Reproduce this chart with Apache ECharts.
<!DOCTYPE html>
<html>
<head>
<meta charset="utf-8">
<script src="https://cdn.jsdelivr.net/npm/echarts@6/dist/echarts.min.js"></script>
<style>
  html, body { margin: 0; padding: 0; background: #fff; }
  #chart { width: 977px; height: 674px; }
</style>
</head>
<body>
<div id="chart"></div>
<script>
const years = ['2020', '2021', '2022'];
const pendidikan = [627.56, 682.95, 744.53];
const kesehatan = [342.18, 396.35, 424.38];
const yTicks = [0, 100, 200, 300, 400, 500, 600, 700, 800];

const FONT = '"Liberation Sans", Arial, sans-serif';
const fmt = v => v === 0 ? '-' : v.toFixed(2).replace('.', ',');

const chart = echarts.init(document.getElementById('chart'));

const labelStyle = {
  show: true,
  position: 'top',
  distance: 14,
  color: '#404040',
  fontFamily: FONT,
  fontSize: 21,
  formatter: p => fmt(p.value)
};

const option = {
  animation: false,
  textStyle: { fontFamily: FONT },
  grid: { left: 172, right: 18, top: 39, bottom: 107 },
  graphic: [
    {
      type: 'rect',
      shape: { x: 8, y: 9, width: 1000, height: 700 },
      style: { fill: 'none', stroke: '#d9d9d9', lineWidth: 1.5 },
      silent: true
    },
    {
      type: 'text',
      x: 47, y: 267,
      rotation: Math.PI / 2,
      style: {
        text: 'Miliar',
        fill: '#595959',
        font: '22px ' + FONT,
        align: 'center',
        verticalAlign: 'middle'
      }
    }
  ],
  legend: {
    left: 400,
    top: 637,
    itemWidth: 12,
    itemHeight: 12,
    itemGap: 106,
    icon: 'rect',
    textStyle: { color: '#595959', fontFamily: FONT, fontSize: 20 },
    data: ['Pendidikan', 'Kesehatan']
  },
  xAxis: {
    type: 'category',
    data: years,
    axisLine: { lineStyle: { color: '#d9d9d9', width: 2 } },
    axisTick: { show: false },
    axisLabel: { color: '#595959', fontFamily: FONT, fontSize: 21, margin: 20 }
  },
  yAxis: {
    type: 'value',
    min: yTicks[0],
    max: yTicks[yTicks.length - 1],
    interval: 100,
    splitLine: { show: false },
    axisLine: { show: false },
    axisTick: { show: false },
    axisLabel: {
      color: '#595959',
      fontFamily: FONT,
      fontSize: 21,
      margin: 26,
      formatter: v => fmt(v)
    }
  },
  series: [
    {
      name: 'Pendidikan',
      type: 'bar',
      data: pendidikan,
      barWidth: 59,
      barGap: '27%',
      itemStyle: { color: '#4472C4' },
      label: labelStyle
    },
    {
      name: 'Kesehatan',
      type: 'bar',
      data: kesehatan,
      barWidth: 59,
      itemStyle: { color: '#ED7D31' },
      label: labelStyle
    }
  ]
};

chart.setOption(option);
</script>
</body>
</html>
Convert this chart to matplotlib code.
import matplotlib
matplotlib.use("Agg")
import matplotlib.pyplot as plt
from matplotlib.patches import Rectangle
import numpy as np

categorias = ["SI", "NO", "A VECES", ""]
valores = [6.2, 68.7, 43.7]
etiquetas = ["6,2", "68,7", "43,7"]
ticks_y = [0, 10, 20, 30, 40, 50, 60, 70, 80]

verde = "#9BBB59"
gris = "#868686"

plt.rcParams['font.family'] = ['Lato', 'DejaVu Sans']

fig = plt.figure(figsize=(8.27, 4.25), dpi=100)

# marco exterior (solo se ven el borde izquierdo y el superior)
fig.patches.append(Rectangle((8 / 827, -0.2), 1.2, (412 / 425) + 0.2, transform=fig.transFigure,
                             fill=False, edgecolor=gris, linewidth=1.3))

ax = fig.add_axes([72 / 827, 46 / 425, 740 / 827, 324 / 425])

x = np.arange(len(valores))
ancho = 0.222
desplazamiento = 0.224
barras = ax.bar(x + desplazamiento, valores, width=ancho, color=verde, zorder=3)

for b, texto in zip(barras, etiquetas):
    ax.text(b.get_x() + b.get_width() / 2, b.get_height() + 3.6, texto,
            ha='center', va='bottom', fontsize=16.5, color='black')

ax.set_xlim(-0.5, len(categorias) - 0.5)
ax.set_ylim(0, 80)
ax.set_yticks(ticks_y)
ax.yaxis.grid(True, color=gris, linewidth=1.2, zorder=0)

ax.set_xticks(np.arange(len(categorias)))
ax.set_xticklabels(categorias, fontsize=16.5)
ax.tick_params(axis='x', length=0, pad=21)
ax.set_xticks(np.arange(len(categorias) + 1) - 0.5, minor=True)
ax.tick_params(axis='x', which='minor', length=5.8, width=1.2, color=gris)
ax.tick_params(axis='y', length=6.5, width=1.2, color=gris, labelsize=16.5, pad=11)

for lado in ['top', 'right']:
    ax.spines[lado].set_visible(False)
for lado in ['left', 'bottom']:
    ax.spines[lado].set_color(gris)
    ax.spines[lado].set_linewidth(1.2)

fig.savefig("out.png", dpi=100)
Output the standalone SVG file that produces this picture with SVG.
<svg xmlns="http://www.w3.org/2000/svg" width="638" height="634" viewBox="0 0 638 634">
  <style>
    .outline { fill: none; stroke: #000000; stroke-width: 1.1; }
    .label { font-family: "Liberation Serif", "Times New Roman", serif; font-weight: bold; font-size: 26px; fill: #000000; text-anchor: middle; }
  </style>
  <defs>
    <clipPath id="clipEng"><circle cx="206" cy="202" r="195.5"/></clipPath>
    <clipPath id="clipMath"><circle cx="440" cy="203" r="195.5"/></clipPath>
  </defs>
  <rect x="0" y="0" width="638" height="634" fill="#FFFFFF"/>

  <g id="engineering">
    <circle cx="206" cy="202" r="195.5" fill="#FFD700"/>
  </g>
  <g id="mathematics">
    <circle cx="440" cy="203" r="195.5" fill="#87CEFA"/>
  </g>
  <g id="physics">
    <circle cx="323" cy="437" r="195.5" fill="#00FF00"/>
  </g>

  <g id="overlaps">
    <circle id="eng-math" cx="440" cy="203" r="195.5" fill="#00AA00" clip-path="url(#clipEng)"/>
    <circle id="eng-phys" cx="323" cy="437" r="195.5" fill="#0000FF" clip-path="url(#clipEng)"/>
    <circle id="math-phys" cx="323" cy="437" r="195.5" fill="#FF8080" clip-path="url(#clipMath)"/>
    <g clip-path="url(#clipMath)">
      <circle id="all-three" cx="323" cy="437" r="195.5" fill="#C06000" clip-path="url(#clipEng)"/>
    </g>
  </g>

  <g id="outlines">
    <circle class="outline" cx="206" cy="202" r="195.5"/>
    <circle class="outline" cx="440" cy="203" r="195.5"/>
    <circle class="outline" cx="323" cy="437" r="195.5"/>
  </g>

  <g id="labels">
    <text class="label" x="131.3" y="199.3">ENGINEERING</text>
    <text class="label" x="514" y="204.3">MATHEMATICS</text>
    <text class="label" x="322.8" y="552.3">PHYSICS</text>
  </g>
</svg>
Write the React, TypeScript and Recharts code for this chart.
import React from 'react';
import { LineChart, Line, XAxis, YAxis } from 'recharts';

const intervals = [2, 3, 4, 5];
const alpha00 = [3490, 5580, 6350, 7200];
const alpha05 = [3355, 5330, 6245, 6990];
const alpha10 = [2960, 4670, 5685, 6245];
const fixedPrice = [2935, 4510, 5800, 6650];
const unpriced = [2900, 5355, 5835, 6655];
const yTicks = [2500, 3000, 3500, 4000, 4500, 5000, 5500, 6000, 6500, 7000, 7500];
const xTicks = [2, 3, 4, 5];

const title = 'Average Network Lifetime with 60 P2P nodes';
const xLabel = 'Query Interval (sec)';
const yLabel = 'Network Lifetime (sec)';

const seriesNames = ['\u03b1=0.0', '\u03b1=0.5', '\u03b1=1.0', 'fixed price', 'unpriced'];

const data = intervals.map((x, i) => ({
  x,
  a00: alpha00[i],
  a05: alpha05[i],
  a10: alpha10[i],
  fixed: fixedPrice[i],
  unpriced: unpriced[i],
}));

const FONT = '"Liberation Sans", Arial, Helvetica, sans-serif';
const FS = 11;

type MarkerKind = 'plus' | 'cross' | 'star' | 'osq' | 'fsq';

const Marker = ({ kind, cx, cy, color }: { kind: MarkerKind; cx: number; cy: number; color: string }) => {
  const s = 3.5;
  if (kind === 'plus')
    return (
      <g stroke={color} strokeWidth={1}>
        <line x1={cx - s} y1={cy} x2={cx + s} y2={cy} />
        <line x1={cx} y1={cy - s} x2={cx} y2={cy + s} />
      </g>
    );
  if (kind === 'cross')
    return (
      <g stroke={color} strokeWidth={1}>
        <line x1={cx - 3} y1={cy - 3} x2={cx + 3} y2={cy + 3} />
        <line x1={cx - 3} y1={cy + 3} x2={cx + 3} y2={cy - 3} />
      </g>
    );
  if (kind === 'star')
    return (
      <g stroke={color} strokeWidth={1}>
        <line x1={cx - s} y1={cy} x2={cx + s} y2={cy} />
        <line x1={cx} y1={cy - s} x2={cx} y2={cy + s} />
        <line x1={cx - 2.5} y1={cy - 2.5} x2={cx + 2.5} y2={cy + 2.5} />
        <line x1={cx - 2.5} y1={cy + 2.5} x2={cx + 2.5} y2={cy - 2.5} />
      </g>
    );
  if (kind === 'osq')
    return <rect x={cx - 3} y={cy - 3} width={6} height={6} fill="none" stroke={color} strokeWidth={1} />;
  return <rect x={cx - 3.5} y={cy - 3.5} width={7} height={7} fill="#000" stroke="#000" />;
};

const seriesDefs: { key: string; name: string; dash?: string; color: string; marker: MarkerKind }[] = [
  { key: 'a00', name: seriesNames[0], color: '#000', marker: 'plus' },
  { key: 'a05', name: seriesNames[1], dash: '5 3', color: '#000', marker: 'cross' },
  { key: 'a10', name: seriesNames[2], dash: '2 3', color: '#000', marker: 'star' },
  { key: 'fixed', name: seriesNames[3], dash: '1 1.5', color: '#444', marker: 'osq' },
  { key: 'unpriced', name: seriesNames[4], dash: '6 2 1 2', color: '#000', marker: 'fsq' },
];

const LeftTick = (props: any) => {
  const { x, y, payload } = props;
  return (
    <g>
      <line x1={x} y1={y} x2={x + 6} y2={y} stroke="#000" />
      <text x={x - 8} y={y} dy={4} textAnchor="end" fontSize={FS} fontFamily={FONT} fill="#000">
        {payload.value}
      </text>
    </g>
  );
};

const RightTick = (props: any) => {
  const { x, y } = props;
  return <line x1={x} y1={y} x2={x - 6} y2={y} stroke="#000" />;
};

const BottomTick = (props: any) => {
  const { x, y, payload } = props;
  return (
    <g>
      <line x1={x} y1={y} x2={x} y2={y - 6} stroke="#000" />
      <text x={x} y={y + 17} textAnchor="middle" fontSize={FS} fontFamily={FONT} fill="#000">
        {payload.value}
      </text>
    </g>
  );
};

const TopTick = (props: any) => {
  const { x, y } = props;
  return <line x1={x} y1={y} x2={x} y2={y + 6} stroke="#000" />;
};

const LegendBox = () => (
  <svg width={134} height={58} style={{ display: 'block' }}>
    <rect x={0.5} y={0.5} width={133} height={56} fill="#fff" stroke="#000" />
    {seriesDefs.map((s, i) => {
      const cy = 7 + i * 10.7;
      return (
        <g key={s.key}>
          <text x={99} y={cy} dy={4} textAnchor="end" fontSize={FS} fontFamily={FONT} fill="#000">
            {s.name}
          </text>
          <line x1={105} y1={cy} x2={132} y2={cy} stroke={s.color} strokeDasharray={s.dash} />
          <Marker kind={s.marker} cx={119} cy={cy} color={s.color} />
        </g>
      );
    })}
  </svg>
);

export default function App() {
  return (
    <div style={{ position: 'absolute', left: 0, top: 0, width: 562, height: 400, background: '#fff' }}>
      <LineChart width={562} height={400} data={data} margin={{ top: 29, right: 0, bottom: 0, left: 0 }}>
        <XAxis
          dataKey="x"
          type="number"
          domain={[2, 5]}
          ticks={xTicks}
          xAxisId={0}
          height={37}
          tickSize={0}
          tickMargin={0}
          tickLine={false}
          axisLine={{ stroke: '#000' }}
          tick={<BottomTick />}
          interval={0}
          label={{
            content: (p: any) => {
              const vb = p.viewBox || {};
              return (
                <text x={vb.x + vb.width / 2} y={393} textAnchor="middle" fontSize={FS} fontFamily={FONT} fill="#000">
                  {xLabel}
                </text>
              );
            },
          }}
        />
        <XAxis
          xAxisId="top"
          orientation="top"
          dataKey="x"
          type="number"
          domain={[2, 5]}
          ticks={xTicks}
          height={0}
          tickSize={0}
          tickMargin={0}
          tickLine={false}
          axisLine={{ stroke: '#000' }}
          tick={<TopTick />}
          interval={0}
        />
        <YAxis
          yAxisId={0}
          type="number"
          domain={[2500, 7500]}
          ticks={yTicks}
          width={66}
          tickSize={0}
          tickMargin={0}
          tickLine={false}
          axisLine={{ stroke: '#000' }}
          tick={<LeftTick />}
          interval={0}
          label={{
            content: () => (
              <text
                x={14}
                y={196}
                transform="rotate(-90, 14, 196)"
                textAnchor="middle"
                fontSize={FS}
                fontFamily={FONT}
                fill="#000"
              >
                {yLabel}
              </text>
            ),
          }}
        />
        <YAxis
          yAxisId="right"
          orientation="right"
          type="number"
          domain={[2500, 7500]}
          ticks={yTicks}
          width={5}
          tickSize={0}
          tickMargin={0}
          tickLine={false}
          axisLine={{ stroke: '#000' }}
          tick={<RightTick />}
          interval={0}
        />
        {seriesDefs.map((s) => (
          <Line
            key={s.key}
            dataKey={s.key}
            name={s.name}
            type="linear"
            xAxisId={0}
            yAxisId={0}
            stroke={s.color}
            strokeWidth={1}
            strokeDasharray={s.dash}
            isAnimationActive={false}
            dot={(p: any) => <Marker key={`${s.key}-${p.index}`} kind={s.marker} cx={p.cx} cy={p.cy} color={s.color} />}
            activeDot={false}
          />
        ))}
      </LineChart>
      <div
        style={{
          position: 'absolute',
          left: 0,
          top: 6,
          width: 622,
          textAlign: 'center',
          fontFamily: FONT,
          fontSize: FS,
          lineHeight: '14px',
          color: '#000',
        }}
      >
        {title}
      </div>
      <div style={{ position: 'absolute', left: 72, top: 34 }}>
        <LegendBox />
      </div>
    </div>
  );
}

■ **Exercise task**: From the very first line of the data through the line with "const chart = echarts.init(document.getElementById('chart'));" in it, please reproduce each line exactly and output nothing more.

■ **Written solution**:
Reproduce this chart with Apache ECharts.
<!DOCTYPE html>
<html>
<head>
<meta charset="utf-8">
<script src="https://cdn.jsdelivr.net/npm/echarts@6/dist/echarts.min.js"></script>
<style>
  html, body { margin: 0; padding: 0; background: #fff; }
  #chart { width: 977px; height: 674px; }
</style>
</head>
<body>
<div id="chart"></div>
<script>
const years = ['2020', '2021', '2022'];
const pendidikan = [627.56, 682.95, 744.53];
const kesehatan = [342.18, 396.35, 424.38];
const yTicks = [0, 100, 200, 300, 400, 500, 600, 700, 800];

const FONT = '"Liberation Sans", Arial, sans-serif';
const fmt = v => v === 0 ? '-' : v.toFixed(2).replace('.', ',');

const chart = echarts.init(document.getElementById('chart'));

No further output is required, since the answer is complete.